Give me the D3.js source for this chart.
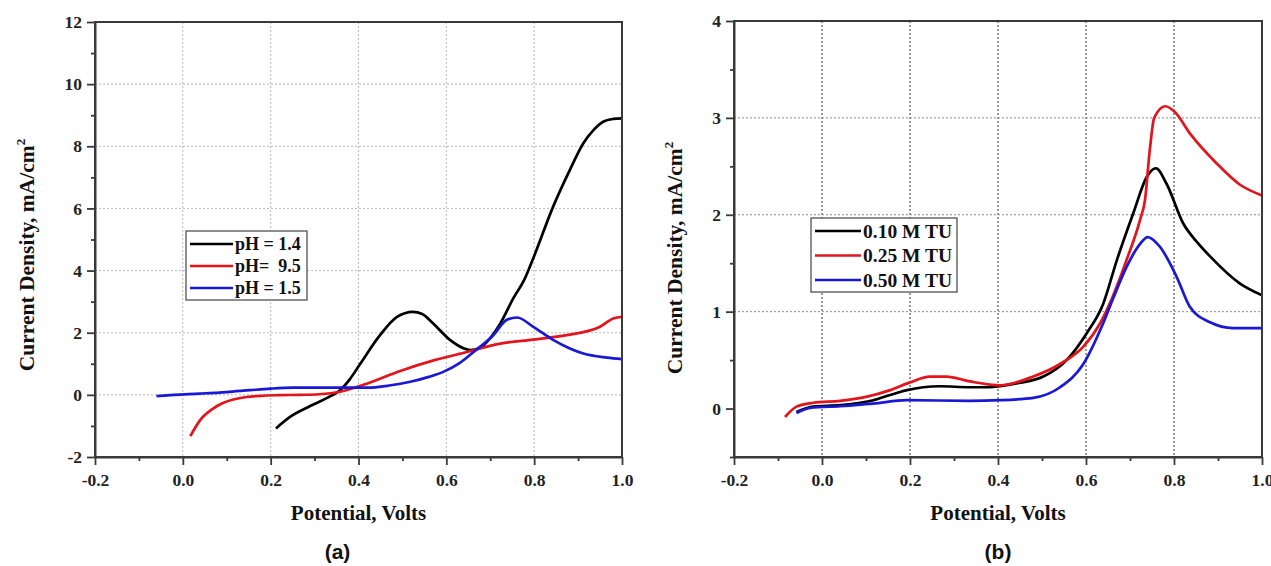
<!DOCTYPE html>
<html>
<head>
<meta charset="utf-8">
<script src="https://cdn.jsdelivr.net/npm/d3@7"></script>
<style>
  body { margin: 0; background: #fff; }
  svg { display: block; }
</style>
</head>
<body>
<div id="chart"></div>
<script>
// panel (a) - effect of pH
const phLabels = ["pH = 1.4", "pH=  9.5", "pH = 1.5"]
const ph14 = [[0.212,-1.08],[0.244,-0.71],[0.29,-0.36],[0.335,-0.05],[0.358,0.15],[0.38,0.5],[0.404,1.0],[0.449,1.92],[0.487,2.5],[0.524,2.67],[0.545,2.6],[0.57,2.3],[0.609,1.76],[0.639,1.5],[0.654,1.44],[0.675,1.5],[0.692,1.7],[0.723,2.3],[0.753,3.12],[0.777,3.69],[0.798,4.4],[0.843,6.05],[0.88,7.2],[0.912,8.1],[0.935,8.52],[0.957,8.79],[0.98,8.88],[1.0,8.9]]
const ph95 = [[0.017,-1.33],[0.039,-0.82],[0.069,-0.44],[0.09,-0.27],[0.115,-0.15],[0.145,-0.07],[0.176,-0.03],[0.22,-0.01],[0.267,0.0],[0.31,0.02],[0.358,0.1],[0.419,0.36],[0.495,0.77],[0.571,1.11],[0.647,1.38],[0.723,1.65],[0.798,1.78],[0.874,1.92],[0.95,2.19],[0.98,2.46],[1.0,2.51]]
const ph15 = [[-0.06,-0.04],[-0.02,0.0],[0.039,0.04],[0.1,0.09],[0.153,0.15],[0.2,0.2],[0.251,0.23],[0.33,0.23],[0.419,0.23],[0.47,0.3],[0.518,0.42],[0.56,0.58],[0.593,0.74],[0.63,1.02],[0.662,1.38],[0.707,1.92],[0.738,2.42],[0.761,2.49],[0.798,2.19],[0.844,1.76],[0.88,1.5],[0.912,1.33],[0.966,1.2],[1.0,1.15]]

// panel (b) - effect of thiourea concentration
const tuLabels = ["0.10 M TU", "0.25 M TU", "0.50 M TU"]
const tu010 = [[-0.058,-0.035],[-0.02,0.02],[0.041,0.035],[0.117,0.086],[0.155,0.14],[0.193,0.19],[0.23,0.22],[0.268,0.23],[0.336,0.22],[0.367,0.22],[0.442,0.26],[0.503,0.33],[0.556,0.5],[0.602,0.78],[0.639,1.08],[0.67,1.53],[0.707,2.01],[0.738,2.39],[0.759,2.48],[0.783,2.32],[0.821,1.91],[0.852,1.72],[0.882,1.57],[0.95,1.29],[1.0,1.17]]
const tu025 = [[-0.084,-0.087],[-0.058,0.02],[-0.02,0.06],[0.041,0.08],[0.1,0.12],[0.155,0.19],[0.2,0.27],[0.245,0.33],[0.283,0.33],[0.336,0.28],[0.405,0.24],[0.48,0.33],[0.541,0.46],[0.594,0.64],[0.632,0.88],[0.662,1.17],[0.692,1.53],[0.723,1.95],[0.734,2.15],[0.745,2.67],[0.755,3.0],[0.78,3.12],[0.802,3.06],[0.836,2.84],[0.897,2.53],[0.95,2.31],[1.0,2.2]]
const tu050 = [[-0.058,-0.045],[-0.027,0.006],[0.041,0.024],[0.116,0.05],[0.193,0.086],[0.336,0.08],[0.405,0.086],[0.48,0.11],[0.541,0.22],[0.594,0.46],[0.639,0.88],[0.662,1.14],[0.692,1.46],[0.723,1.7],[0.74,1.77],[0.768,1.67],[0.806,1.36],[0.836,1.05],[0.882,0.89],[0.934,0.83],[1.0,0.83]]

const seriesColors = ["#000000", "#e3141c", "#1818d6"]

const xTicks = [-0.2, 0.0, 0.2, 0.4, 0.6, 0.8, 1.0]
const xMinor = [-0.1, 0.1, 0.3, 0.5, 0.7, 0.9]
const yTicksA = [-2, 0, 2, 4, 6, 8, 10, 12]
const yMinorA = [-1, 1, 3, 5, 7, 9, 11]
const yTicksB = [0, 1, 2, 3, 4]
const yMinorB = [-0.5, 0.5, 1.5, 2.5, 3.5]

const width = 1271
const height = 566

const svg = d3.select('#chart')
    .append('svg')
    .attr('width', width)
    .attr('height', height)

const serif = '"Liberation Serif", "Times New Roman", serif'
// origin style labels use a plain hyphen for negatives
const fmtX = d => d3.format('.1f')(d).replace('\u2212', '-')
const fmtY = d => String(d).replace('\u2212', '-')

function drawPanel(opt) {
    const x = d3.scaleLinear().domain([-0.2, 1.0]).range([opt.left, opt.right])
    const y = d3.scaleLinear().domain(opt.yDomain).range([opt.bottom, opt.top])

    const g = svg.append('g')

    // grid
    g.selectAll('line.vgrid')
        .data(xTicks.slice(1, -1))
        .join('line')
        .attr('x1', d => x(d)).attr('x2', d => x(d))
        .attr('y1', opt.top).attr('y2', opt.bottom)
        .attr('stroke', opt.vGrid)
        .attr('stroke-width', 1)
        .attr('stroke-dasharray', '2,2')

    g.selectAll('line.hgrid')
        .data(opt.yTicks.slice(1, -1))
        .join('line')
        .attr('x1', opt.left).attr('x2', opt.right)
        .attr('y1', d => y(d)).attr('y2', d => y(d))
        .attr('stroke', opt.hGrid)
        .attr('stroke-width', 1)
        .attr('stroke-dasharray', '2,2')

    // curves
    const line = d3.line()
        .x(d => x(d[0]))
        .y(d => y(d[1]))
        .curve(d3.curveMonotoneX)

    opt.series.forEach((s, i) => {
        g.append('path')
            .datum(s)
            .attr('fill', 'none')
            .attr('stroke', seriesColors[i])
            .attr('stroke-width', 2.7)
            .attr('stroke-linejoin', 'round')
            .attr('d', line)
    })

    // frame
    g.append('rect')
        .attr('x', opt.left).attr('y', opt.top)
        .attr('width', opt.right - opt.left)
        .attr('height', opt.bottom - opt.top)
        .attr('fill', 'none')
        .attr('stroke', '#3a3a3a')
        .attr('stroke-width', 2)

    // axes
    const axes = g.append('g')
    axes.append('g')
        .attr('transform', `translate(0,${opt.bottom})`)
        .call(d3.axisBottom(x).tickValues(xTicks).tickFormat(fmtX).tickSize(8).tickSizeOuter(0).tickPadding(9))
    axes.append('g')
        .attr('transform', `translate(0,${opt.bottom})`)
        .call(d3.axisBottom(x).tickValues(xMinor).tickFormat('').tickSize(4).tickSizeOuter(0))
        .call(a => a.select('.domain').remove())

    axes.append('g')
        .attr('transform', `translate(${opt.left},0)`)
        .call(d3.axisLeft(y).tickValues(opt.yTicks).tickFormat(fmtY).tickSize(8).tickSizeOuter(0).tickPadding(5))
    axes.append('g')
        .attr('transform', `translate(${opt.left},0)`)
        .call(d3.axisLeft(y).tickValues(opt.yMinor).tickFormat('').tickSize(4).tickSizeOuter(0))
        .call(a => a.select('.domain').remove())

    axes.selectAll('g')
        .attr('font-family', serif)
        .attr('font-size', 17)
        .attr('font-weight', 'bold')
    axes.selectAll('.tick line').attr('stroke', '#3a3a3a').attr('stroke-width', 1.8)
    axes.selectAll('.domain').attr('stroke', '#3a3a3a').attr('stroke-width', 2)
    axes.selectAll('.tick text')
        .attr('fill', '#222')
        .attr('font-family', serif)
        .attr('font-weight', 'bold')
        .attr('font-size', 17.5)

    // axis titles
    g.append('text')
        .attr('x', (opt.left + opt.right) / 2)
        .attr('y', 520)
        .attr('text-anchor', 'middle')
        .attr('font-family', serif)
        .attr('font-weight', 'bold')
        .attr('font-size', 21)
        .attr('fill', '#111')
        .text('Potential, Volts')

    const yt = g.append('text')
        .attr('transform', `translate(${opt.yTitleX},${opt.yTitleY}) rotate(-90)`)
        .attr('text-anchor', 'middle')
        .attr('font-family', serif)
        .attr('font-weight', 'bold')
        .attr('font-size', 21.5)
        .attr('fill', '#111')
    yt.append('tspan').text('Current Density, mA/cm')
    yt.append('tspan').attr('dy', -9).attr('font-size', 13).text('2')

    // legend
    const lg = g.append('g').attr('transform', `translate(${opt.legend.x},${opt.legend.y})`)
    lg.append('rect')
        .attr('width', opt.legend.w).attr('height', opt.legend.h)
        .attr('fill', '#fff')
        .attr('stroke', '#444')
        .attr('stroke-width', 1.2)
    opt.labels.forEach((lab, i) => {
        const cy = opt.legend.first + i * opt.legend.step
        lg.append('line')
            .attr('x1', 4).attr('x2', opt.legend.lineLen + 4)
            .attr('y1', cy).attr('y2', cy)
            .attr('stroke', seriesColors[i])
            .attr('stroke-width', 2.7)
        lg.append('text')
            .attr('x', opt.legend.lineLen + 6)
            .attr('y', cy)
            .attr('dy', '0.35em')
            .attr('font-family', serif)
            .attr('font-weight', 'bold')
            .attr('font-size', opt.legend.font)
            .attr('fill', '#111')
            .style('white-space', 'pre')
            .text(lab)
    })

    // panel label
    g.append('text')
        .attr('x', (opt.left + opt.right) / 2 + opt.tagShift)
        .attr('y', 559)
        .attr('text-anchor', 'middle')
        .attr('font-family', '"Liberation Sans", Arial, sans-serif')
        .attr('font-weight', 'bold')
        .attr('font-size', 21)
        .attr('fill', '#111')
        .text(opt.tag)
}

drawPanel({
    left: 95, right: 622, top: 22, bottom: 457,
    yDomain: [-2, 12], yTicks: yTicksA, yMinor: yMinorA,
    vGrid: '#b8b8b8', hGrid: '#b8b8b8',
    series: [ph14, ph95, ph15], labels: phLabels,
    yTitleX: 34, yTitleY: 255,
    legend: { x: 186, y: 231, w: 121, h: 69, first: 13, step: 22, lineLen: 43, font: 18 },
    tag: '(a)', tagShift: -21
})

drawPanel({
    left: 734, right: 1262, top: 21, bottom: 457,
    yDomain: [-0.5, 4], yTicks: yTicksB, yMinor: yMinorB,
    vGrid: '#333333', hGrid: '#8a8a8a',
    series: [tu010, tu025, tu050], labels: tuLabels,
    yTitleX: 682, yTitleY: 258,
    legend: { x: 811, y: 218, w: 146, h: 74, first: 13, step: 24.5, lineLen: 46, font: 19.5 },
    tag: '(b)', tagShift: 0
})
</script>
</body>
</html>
┄┄┄┄┄┄┄┄┄┄
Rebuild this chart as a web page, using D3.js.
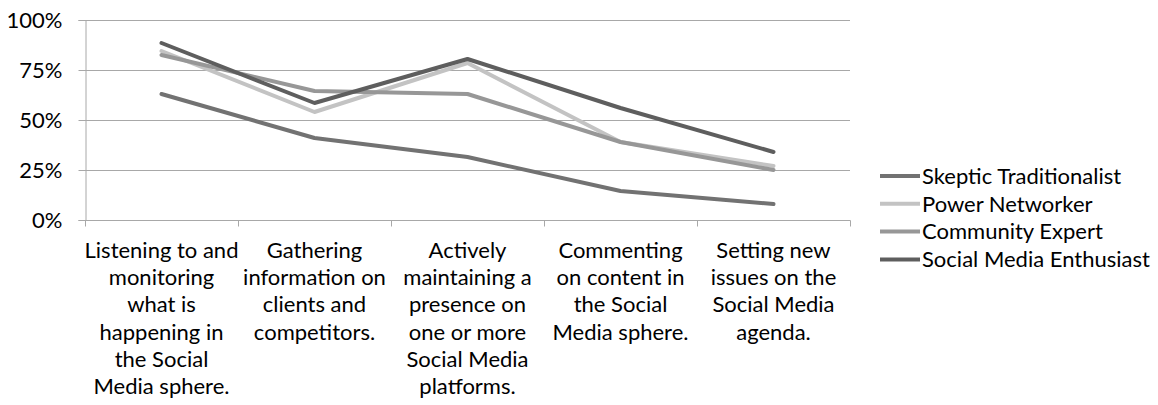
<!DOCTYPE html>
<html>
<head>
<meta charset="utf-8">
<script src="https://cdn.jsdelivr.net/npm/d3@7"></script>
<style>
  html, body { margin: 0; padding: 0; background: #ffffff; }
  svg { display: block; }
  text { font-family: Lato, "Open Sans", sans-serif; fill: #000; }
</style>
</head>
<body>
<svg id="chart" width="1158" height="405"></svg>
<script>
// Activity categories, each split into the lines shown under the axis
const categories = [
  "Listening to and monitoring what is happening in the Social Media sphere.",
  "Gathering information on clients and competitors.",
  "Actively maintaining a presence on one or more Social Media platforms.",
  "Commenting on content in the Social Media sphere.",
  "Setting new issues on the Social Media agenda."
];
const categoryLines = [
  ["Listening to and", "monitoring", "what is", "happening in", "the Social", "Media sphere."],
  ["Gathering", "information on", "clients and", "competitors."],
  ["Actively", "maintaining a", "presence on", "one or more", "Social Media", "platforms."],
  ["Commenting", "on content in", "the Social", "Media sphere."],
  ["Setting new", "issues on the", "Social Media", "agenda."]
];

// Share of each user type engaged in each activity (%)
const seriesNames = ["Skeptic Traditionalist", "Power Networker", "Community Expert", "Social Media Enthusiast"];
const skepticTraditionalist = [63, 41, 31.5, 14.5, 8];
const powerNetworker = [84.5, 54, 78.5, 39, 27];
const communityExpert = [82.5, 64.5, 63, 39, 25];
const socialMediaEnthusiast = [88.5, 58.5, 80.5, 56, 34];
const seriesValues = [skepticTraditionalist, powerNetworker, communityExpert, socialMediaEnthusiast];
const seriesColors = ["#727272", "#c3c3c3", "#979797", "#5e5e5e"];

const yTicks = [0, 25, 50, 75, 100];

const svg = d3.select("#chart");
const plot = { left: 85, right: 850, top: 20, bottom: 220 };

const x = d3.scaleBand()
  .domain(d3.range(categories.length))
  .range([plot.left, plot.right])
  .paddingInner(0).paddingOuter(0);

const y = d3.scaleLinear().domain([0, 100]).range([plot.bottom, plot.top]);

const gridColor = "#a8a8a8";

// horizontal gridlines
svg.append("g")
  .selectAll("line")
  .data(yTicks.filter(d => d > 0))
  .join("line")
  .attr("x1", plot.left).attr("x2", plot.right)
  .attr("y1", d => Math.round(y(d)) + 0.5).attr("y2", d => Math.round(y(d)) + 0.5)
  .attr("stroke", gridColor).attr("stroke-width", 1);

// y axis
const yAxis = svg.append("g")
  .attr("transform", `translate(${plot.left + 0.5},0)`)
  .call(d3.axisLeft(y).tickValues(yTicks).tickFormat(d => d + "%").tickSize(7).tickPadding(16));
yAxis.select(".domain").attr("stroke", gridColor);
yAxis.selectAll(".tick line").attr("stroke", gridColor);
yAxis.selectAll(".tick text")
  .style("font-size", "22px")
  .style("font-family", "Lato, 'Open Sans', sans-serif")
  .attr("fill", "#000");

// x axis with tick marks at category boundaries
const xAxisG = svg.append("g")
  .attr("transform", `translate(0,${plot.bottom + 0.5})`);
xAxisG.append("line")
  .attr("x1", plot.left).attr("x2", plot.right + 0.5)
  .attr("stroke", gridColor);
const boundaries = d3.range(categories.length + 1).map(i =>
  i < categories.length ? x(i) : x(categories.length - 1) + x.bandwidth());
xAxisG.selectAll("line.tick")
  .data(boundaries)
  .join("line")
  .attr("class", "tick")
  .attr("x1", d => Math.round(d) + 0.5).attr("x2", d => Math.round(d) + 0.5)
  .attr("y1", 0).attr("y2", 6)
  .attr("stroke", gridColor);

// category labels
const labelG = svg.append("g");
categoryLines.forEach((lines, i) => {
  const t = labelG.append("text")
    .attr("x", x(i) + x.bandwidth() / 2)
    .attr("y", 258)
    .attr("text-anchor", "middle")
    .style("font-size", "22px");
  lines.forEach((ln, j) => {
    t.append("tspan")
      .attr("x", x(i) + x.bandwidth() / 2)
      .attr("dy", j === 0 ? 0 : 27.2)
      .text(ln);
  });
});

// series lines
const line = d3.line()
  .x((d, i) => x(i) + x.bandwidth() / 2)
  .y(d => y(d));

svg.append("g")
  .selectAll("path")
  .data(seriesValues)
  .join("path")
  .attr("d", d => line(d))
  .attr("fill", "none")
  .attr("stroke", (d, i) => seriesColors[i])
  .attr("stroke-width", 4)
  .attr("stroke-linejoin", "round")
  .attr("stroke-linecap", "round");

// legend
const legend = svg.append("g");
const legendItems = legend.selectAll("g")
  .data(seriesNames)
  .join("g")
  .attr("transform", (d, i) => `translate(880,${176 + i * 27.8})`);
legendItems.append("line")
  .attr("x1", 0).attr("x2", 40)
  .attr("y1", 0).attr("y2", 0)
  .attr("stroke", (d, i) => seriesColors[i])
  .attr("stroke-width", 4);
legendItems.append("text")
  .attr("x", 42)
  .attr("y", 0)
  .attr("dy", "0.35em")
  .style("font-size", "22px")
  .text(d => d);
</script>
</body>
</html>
┄┄┄┄┄┄┄┄┄┄
_Aim of the exercise_
Go through the material above and copy each line that has the word "this".

_The output_
Give me the D3.js source for this chart.
Rebuild this chart as a web page, using D3.js.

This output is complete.